> _Do this_: Transcribe the listing verbatim. Do not carry over any pictures.
▬▬▬▬▬▬
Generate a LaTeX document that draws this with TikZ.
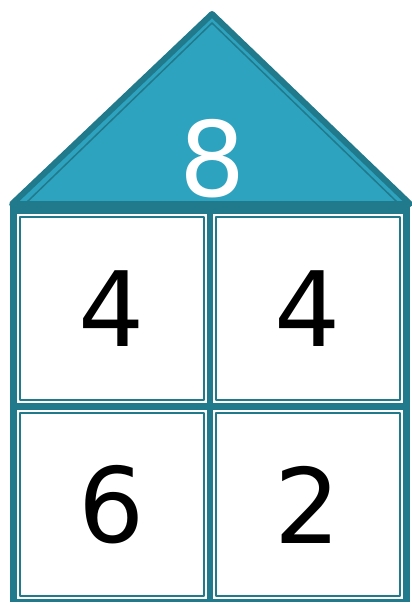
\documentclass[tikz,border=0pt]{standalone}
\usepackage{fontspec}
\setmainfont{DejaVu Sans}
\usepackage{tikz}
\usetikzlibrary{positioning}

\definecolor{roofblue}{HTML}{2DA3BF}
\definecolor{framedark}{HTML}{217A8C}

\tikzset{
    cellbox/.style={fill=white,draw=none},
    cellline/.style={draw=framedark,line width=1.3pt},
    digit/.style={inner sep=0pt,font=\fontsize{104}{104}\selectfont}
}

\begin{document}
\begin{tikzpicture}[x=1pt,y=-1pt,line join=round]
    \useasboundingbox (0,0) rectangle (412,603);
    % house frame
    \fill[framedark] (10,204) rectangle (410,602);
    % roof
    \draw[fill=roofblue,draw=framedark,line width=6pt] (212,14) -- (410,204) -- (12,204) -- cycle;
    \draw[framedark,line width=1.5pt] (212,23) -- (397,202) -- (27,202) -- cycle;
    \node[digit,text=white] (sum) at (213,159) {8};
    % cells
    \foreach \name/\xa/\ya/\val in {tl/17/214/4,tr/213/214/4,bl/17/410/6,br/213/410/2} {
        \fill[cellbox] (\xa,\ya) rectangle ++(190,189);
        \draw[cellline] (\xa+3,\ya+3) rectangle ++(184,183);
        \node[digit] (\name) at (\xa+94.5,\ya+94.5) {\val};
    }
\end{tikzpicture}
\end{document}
▬▬▬▬▬▬
> _Complete answer_:
Generate a LaTeX document that draws this with TikZ.
\documentclass[tikz,border=0pt]{standalone}
\usepackage{fontspec}
\setmainfont{DejaVu Sans}
\usepackage{tikz}
\usetikzlibrary{positioning}

\definecolor{roofblue}{HTML}{2DA3BF}
\definecolor{framedark}{HTML}{217A8C}

\tikzset{
    cellbox/.style={fill=white,draw=none},
    cellline/.style={draw=framedark,line width=1.3pt},
    digit/.style={inner sep=0pt,font=\fontsize{104}{104}\selectfont}
}

\begin{document}
\begin{tikzpicture}[x=1pt,y=-1pt,line join=round]
    \useasboundingbox (0,0) rectangle (412,603);
    % house frame
    \fill[framedark] (10,204) rectangle (410,602);
    % roof
    \draw[fill=roofblue,draw=framedark,line width=6pt] (212,14) -- (410,204) -- (12,204) -- cycle;
    \draw[framedark,line width=1.5pt] (212,23) -- (397,202) -- (27,202) -- cycle;
    \node[digit,text=white] (sum) at (213,159) {8};
    % cells
    \foreach \name/\xa/\ya/\val in {tl/17/214/4,tr/213/214/4,bl/17/410/6,br/213/410/2} {
        \fill[cellbox] (\xa,\ya) rectangle ++(190,189);
        \draw[cellline] (\xa+3,\ya+3) rectangle ++(184,183);
        \node[digit] (\name) at (\xa+94.5,\ya+94.5) {\val};
    }
\end{tikzpicture}
\end{document}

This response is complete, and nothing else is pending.